I just started testing out UTF-8 stuff and am finding some issues...
Set UNICODE = 0. Make a non-ASCII post, interests, and bio.
Turn UNICODE = 1. Restart LJ server.
Go to editinfo.bml. Non-ASCII in bio and interests are question-marked out. If you hit save (like, say, to set your old-encoding to remove the question marks from your /users/ view), then your interests and bio are "lost" (permanent-ly question-mark-tized)
editinfo.bml shouldn't even load if it detects non-ASCII stuff. we discussed this already. there should be a simple page to let you set your old encoding, and any other part that detects weirdness (editinfo.bml, editjournal.bml, etc) should all force you to go to /utf8oldenc.bml or /utf8convert.bml, as appropriate.

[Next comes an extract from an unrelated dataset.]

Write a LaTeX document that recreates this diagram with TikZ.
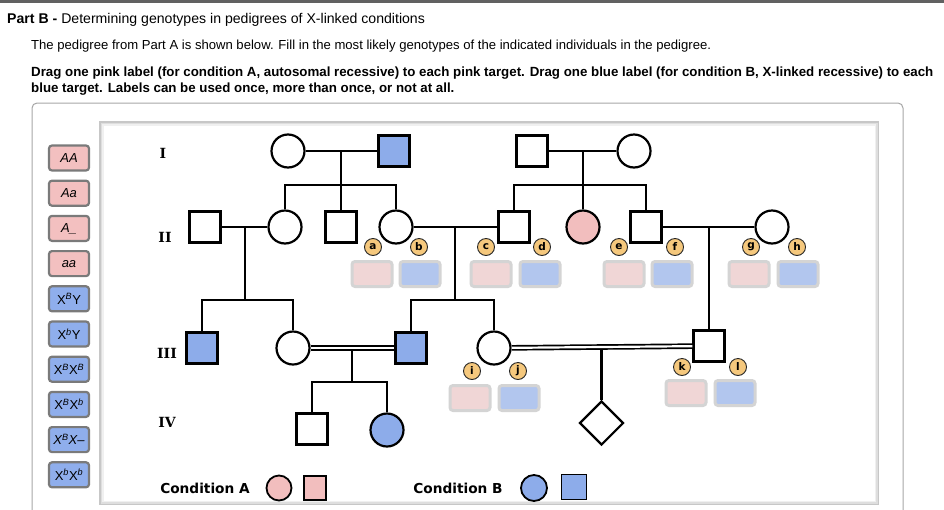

Anyway, don't save yet. Go look at /userinfo.bml. It question-mark-tized the bio, but not the interests. Bug.
Go back and set your old encoding. Now /users looks fine, and /talkread.bml looks fine (assume talkpost too, since all in talklib, right?). But go to /editjournal.bml from the toolbar on talkread. You don't respect oldenc there, and pass non-UTF8 8bit to the browser, even in UTF-8 mode. Bug.
utf8convert.bml doesn't do interests?
utf8convert.bml gives an error if previewing with UTF-8 source encoding (which can't ever even happen... nobody does that... shouldn't be a choice)
Get me a patch for these. I'll keep testing.